La noche del 15 de mayo de 1639, el trío de calaveras formado por el ya mencionado don Perafán, el primogénito del Conde de Arenales y "otro mancebo de estado noble", después de beber y bailar en locales de mala reputación, decidió hacerle una broma pesada al obispo auxiliar don Luis de Camargo, con fama de hombre santo. La broma, como casi todas las calaveradas, es cruel y tonta. Simularon bajo la ventana de su estudio, cerca de la calle Abades, un duelo a espadas en el que uno de ellos cae herido de muerte y pide a gritos confesión. El prelado salió en ese momento a la ventana con la intención de administrar los últimos sacramentos al supuesto desdichado y uno de los jaraneros le propinó varios golpes en la cabeza con una caña que traían de un burdel, agresión que recuerda a las sufridas por el propio Jesucristo en su representación como Ecce Homo. Después de las consiguientes risotadas, el grupo se dirigió a la Alameda de Hércules para continuar una juerga que pronto se transformaría en pesadilla.

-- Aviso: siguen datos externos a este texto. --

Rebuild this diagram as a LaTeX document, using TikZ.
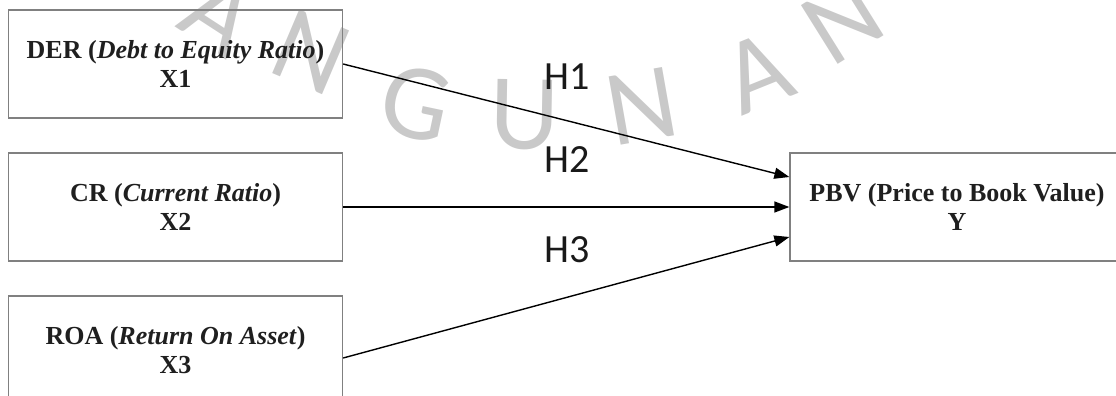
\documentclass[tikz,border=0pt]{standalone}
\usepackage{fontspec}
\setmainfont{Liberation Serif}
\newfontfamily\hfont{Carlito}
\usetikzlibrary{arrows.meta}
\tikzset{
  varbox/.style={draw=black!50, line width=1.3pt, minimum width=334pt, minimum height=108pt,
    align=center, inner sep=0pt, text=black!88,
    font=\fontsize{26}{29.5}\selectfont\bfseries},
  hlabel/.style={font=\hfont\fontsize{40}{40}\selectfont, text=black!90, inner sep=0pt},
  conn/.style={line width=1.4pt, -{Triangle[length=15pt,width=11pt]}},
  wm/.style={font=\hfont\fontsize{108}{108}\selectfont, text=black!21, inner sep=0pt,
    text height=70pt, text depth=0pt}
}
\begin{document}
\begin{tikzpicture}[x=1pt,y=-1pt]
\useasboundingbox (0,0) rectangle (1116,396);
\clip (0,0) rectangle (1116,396);
% watermark
\foreach \ch/\px/\py/\ang [count=\i] in {A/220/14/-33, N/311/52/-23, G/416/103/-12, U/525/114/-1, N/642/106/10, A/757/72/22, N/843/20/32}{
  \node[wm, rotate=\ang] (w\i) at (\px,\py) {\ch};
}
% boxes
\node[varbox] (x1) at (175.5,64) {DER (\textit{Debt to Equity Ratio})\\X1};
\node[varbox] (x2) at (175.5,207) {CR (\textit{Current Ratio})\\X2};
\node[varbox] (x3) at (175.5,350) {ROA (\textit{Return On Asset})\\X3};
\node[varbox] (y) at (957,207) {PBV (Price to Book Value)\\Y};
% connectors
\draw[conn] (x1.east) -- ([yshift=30pt]y.west);
\draw[conn] (x2.east) -- (y.west);
\draw[conn] ([yshift=-8pt]x3.east) -- ([yshift=-30pt]y.west);
% labels
\node[hlabel] (h1) at (567,77) {H1};
\node[hlabel] (h2) at (567,160) {H2};
\node[hlabel] (h3) at (567,250) {H3};
\end{tikzpicture}
\end{document}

Por aquellos años, a la altura de la Cruz del Rodeo (un crucero de hierro con base de cantería que estaba donde hoy las columnas de los leones de la Alameda), existía un horno de pan y bizcochos para los barcos regentado por un tal Navarro, casado y mayor de 40 años. En la entrada de dicho negocio se solían reunir los trabajadores del mismo y otras gentes de las casas e industrias cercanas para departir al fresco, cantar, tocar la vihuela y bailar, con los consiguientes galanteos entre los jóvenes que esas actividades conllevan. El trío de jóvenes antes referido había cogido la mala costumbre de acercarse por allí y, amparándose en su condición señorial, importunar y hacer gracias sin gracia, a "chocarrear", como se decía en la época, especialmente a las mujeres. Ante la humillante situación, que se repetía constantemente, un nutrido grupo de mozos se arrancó contra los calaveras, que se replegaron a la Cruz del Rodeo para tener las espaldas cubiertas en la refriega. Sin embargo, los responsables del horno consiguieron poner paz y orden, conscientes de que aquello solo podría traer desgracias para sus gentes.
La tragedia parecía sorteada y los ánimos calmados cuando, en ese momento, aparecieron en escena un grupo de trabajadores de la seda al mando de Cristóbal de Paredes, inteligente y carismático personaje con gran animadversión a los nobles, toda una institución en la jurisdicción abacial de San Clemente. Vienen de una boda por el barrio de la Feria y el vino ya ha hecho efecto. Cuando se enteran de la situación sacan sus hierros y arremeten contra el grupo de Perafán de Rivera. Ante la situación, uno de ellos, el heredero de los condes de Arenales, emprende la huida y se esconde entre los árboles y bancos de la Alameda. Perafán y el otro compañero, sin embargo, deciden enfrentarse a los sederos con sus espadas. De poco les sirve, el segundo cayó malherido y sin sentido (perderá el uso de un brazo), y el desdichado Perafán murió atravesado allí mismo. Sus cuerpos los encontrará media hora después la ronda (patrullas de seguridad pública de la época).
La Justicia actuó rápido y detuvo esa misma noche a los llamados Navarro y Galindo, que precisamente fueron los que intentaron calmar los ánimos esa noche. De nada les sirvió. El primero fue condenado a la terrible pena de 10 años en las galeras del rey (trabajos forzados de remeros a los que muchos no sobrevivían); al segundo le cayeron ocho años de la misma condena. Cristóbal de Paredes, por su parte, después de esconderse, fue detenido y condenado a muerte. Murió ahorcado en el mismo lugar de los hechos. Los restos de don Perafán descansan en el Monasterio de la Cartuja.